Los artistas son el referente: ellos son quienes otorgan puntos de referencia a los demás, explica la psicóloga y editora Elena Foster. Puede que tenga razón la pareja de Norman Foster. Esta semana, el músico norteamericano Jackson Browne se congratulaba en Edimburgo de que, en Europa, todavía hay quien escribe sobre las cosas que importan. Sobre esas referencias que hacen falta.
Porque, realmente, parece que las estamos perdiendo a toda velocidad. Empieza a ser normal, por su insólita frecuencia, que, cada pocos días, un vehículo arrolle a unos cuantos transeúntes; o que un fanático acuchille en una acera, o que otro tirotee, parapetado con un cinturón de explosivos, a quien tenga la mala suerte de cruzarse en su camino.
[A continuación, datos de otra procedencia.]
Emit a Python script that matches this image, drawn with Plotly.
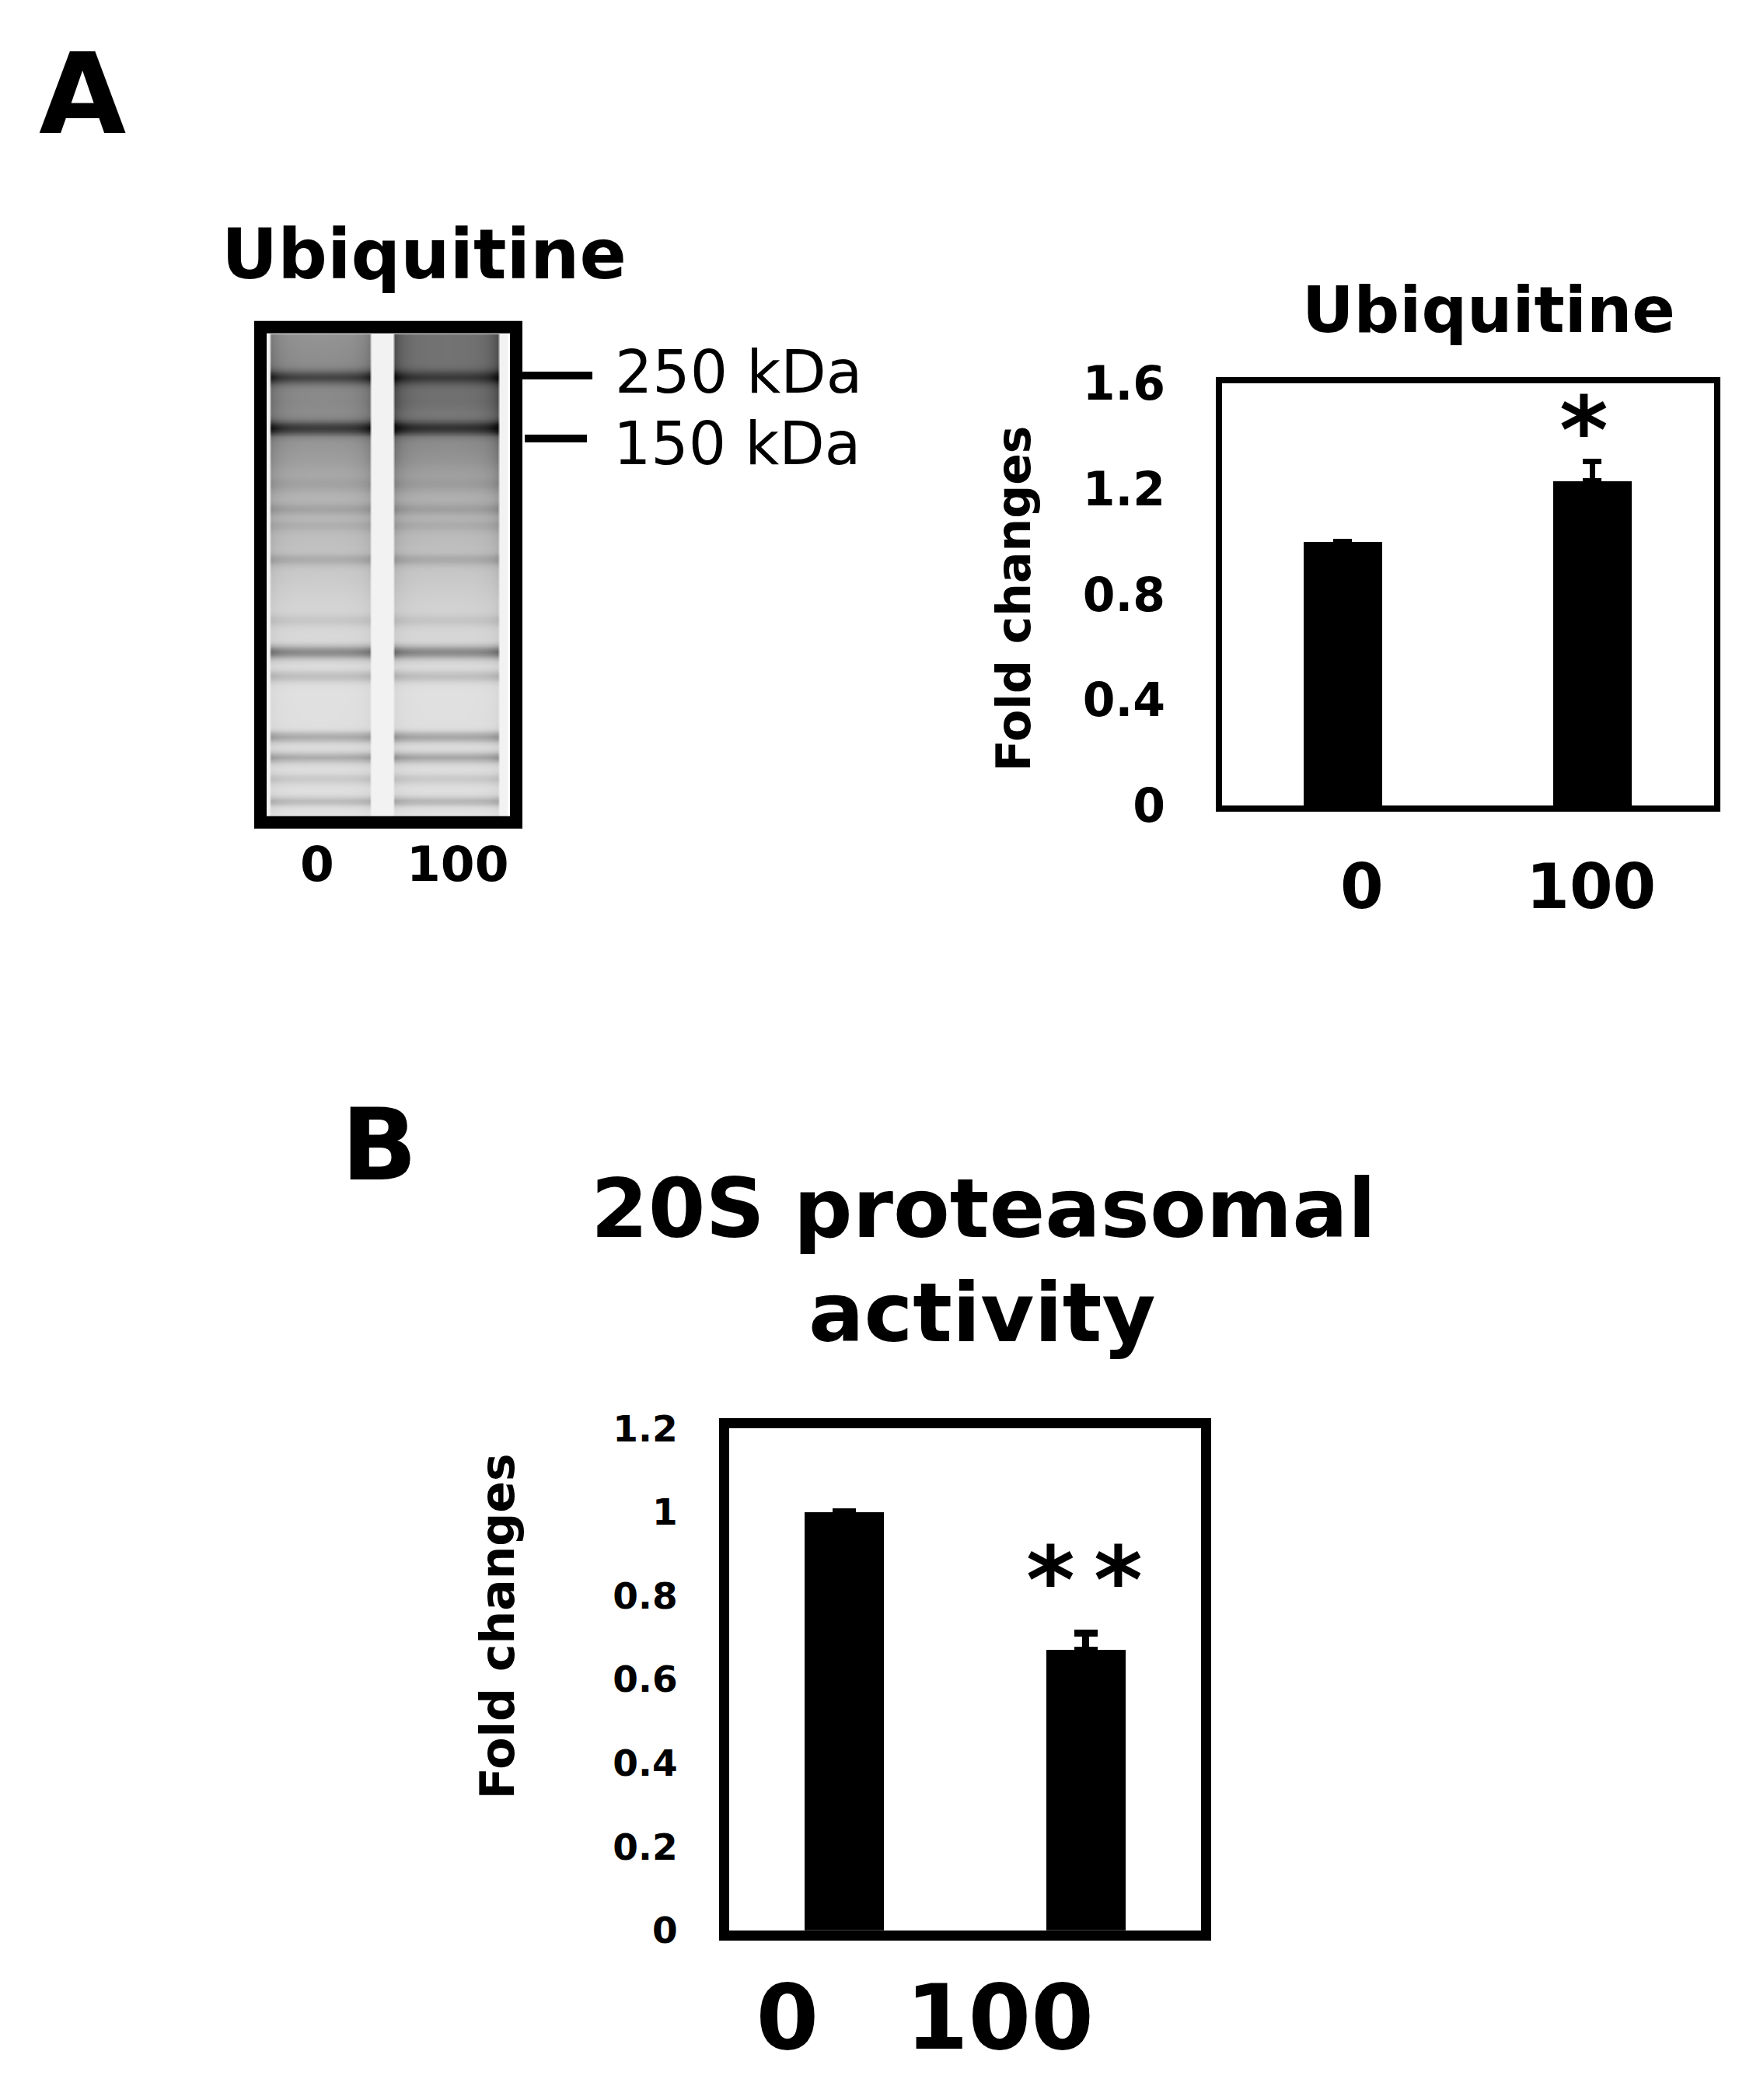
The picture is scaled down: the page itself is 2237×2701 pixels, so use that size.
import numpy as np
import plotly.graph_objects as go

W, H = 2237, 2701
FAM = "DejaVu Sans"

# ---------------- data ----------------
# Panel A: ubiquitine quantification
ubq_groups = ["0", "100"]
ubq_values = [1.0, 1.23]
ubq_err = [None, 0.075]
ubq_yticks = [0, 0.4, 0.8, 1.2, 1.6]
ubq_yticklabels = ["0", "0.4", "0.8", "1.2", "1.6"]

# Panel B: 20S proteasomal activity
prot_groups = ["0", "100"]
prot_values = [1.0, 0.67]
prot_err = [None, 0.04]
prot_yticks = [0, 0.2, 0.4, 0.6, 0.8, 1.0, 1.2]
prot_yticklabels = ["0", "0.2", "0.4", "0.6", "0.8", "1", "1.2"]

# Western blot (lane 0 / lane 100): background smear and discrete bands
blot_lanes = ["0", "100"]
smear_y = [405, 450, 495, 540, 570, 610, 690, 760, 880, 1000, 1049]
smear_lane0 = [0.42, 0.45, 0.46, 0.42, 0.38, 0.30, 0.24, 0.17, 0.12, 0.13, 0.10]
smear_lane1 = [0.55, 0.55, 0.56, 0.46, 0.42, 0.32, 0.25, 0.18, 0.12, 0.13, 0.10]
band_y = [462, 529, 604, 636, 658, 703, 783, 825, 857, 937, 964, 992, 1022]
band_lane0 = [0.28, 0.34, 0.05, 0.08, 0.05, 0.10, 0.06, 0.32, 0.12, 0.20, 0.20, 0.08, 0.15]
band_lane1 = [0.22, 0.32, 0.05, 0.08, 0.05, 0.10, 0.06, 0.32, 0.12, 0.22, 0.22, 0.08, 0.17]
band_sigma = [9, 9, 9, 7, 7, 7, 7, 8, 7, 7, 7, 6, 6]
markers = ["250 kDa", "150 kDa"]

# ---------------- helpers ----------------
def px(x):
    return x / W

def py(y):
    return 1 - y / H

def bfont(size):
    return dict(family=FAM, size=size, color="black", weight="bold")

fig = go.Figure()

# ---------------- blot heatmap ----------------
gel_x = np.arange(343, 654, 3)
gel_y = np.arange(405, 1050, 4)
z = np.full((len(gel_y), len(gel_x)), 0.05)
lane_bounds = [(348, 477), (508, 640)]
for (x0, x1), smear, bands in zip(lane_bounds, [smear_lane0, smear_lane1], [band_lane0, band_lane1]):
    prof = np.interp(gel_y, smear_y, smear)
    for yb, d, s in zip(band_y, bands, band_sigma):
        prof = prof + d * np.exp(-((gel_y - yb) / s) ** 2)
    for j, xv in enumerate(gel_x):
        if x0 <= xv <= x1:
            edge = min(xv - x0, x1 - xv)
            mult = 1.0 + 0.25 * np.exp(-edge / 12.0)
            z[:, j] = np.clip(prof * mult, 0, 0.95)

fig.add_trace(go.Heatmap(
    x=gel_x, y=gel_y, z=z, zmin=0, zmax=1,
    colorscale=[[0, "white"], [1, "black"]], showscale=False,
    zsmooth="best", hoverinfo="skip", xaxis="x3", yaxis="y3"))

# ---------------- bar charts ----------------
fig.add_trace(go.Bar(
    x=[0, 1], y=ubq_values, width=0.315, marker=dict(color="black", line=dict(width=0)),
    error_y=dict(type="data", symmetric=False, array=ubq_err, arrayminus=[None, 0],
                 color="black", thickness=7, width=12),
    xaxis="x", yaxis="y", hoverinfo="skip"))

fig.add_trace(go.Bar(
    x=[0, 1], y=prot_values, width=0.325, marker=dict(color="black", line=dict(width=0)),
    error_y=dict(type="data", symmetric=False, array=prot_err, arrayminus=[None, 0],
                 color="black", thickness=9, width=15),
    xaxis="x2", yaxis="y2", hoverinfo="skip"))

# ---------------- layout ----------------
ann = []

def text(t, x, y, size, bold=True, angle=0, xref="paper", yref="paper"):
    f = bfont(size) if bold else dict(family=FAM, size=size, color="black")
    ann.append(dict(text=t, x=x, y=y, xref=xref, yref=yref, showarrow=False,
                    xanchor="center", yanchor="middle", textangle=angle, font=f))

# panel letters
text("A", px(106), py(88), 145)
text("B", px(488), py(1476), 128)

# blot labels
text("Ubiquitine", px(545), py(300), 89)
text(markers[0], px(950), py(455), 76, bold=False)
text(markers[1], px(948), py(550), 76, bold=False)
text(blot_lanes[0], px(408), py(1105), 63)
text(blot_lanes[1], px(589), py(1105), 63)

# top-right chart texts
text("Ubiquitine", px(1915), py(373), 82)
text("Fold changes", px(1304), py(755), 60, angle=-90)
text("*", 0.967, 1.42, 120, xref="x", yref="y")

# bottom chart texts
text("20S proteasomal", px(1265), py(1560), 106)
text("activity", px(1263), py(1697), 106)
text("Fold changes", px(640), py(2111), 60, angle=-90)
text("*", 0.855, 0.836, 120, xref="x2", yref="y2")
text("*", 1.132, 0.836, 120, xref="x2", yref="y2")

shapes = [
    # blot frame
    dict(type="rect", xref="paper", yref="paper", x0=px(335), x1=px(664), y0=py(1050), y1=py(396),
         line=dict(color="black", width=16), fillcolor="rgba(0,0,0,0)"),
    # marker lines
    dict(type="line", xref="paper", yref="paper", x0=px(672), x1=px(762), y0=py(460), y1=py(460),
         line=dict(color="black", width=10)),
    dict(type="line", xref="paper", yref="paper", x0=px(675), x1=px(755), y0=py(543), y1=py(543),
         line=dict(color="black", width=10)),
]

axis_common = dict(showgrid=False, zeroline=False, showline=True, mirror=True,
                   linecolor="black", ticks="", fixedrange=True)

fig.update_layout(
    width=W, height=H, margin=dict(l=0, r=0, t=0, b=0),
    paper_bgcolor="white", plot_bgcolor="white", showlegend=False,
    annotations=ann, shapes=shapes, bargap=0,
    xaxis=dict(domain=[px(1572), px(2205)], range=[-0.484, 1.488], linewidth=8, anchor="y",
               tickvals=[0.076, 0.995], ticktext=ubq_groups, ticklabelstandoff=28,
               tickfont=bfont(80), **axis_common),
    yaxis=dict(domain=[py(1028), py(470)], range=[0, 1.6], linewidth=8, anchor="x",
               tickvals=ubq_yticks, ticktext=ubq_yticklabels, ticklabelstandoff=53,
               tickfont=bfont(60), **axis_common),
    xaxis2=dict(domain=[px(938), px(1545)], range=[-0.476, 1.476], linewidth=13, anchor="y2",
                tickvals=[-0.235, 0.643], ticktext=prot_groups, ticklabelstandoff=0,
                tickfont=bfont(116), **axis_common),
    yaxis2=dict(domain=[py(2513), py(1850)], range=[0, 1.2], linewidth=13, anchor="x2",
                tickvals=prot_yticks, ticktext=prot_yticklabels, ticklabelstandoff=44,
                tickfont=bfont(47), **axis_common),
    xaxis3=dict(domain=[px(343), px(653)], range=[343, 653], visible=False, fixedrange=True,
                anchor="y3"),
    yaxis3=dict(domain=[py(1049), py(405)], range=[1049, 405], visible=False, fixedrange=True,
                anchor="x3"),
)

fig.write_html("out.html", config={"displayModeBar": False},
               post_script="document.body.style.margin='0';document.body.style.overflow='hidden';")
Pero no lo es: no es normal. Es una situación desesperante y anómala que amenaza con provocar conflictos de una magnitud que tal vez no hayamos vislumbrado aún. La venganza del británico que atacó a quienes salían de rezar de una mezquita en Londres sugiere unas posibilidades de conflicto mucho mayores aún que las que estamos padeciendo ya. Alguien debería hacer algo para detener esta creciente locura.
El caos crece exponencialmente sin que se perciban políticas que sirvan para detenerlo. Quizá la solución imposible fuera prohibir las religiones en todo el mundo. Al fin y al cabo, resulta mucho más probable que las inventáramos nosotros, junto a sus dioses, a que éstos nos crearan a nosotros. Y matar por unos dogmas tan vulnerables a la fantasía como los que sostienen a las colectividades religiosas carece de todo el sentido.
“Si crees que merece la pena matar por tu religión, por favor empieza contigo mismo”, ironiza el aforismo.
El escritor Ian McEwan debe de estar de acuerdo: se muestra en contra de todas las religiones; considera que las instituciones que las representan se hallan “en bancarrota ética” y que, además, “en absoluto consiguen que la gente se comporte mejor”. Desde luego que no: a veces producen exactamente la conducta opuesta.
Por supuesto, habría que diferenciar entre los que hacen un uso sensato de sus creencias, la mayoría, de aquellos que, envueltos en su intolerancia, se radicalizan. Pero ya en la primera guerra de la historia, hace 4.500 años, las ciudades sumerias de Lagash y Umma se enfrentaron con dioses –Ningirsu y Shara- que tenían posiciones diferentes. O al menos, así se explicaba este primer acontecimiento bélico en el sur de Mesopotamia.
No está claro si las religiones han salvado muchas vidas desde entonces pero, desde luego, ellas o interpretaciones disparatadas de las mismas han provocado numerosas muertes.
También miseria, también éxodos. Las matanzas y la destrucción tan desafortunadamente inherentes al comportamiento humano a través de la historia continúan provocando, por supuesto, que los afectados que pueden hacerlo escapen hacia lugares más seguros. Hace 80 años muchos españoles huían de la guerra civil, o de sus consecuencias, como lo hacen estos últimos años otras nacionalidades atacadas por todos, como la siria. Las mismas razones, la misma barbarie.
Se acaba de conmemorar el Día Mundial de los Refugiados, este último martes, sin que haya motivo para celebración alguna. Nadie quiere compartir esa carga, sin saber siquiera que no lo es.
La editorial Kailas publicará próximamente uno de los libros más importantes en su todavía corta historia de casi tres lustros. Los diarios de Raqqa: escapar del Estado Islámico cuenta, como no lo ha hecho nadie hasta ahora, cómo puede ser el infierno. Pero no uno metafórico; no uno potencial: uno de verdad.
Samer –nombre ficticio- relata cómo llegó el Daesh a su vida, y la destrozó; cómo lo torturaron; cómo le arrebataron a la persona con la que pensaba compartir cada uno de sus días para entregársela a un soldado a cambio de que liberaran al hermano de ella, a quien habían apresado sin motivo.
A veces, con pocas palabras y algunos dibujos te puedes emocionar tanto que se te puede romper el corazón. Samer consigue eso, aunque el músculo continúe latiendo. Por desgracia, su historia no forma parte de su imaginación, sino que se mantiene adherida a su piel con infinitos clavos ardiendo. Los mismos que mortifican la de los lectores que conocen su historia.
“Sin la memoria no somos nada, no somos humanos, no podemos sentir”, asegura Elena Foster. A veces, la memoria no es sino una tortura mil veces peor que la más cruel de las ejercidas por los seguidores del Daesh. Pero, en cualquier caso, necesaria. Solo con ella, solo con tipos como Samer, sabemos quiénes podemos llegar a ser, héroes mayores, o cuáles son las coordenadas exactas del infierno.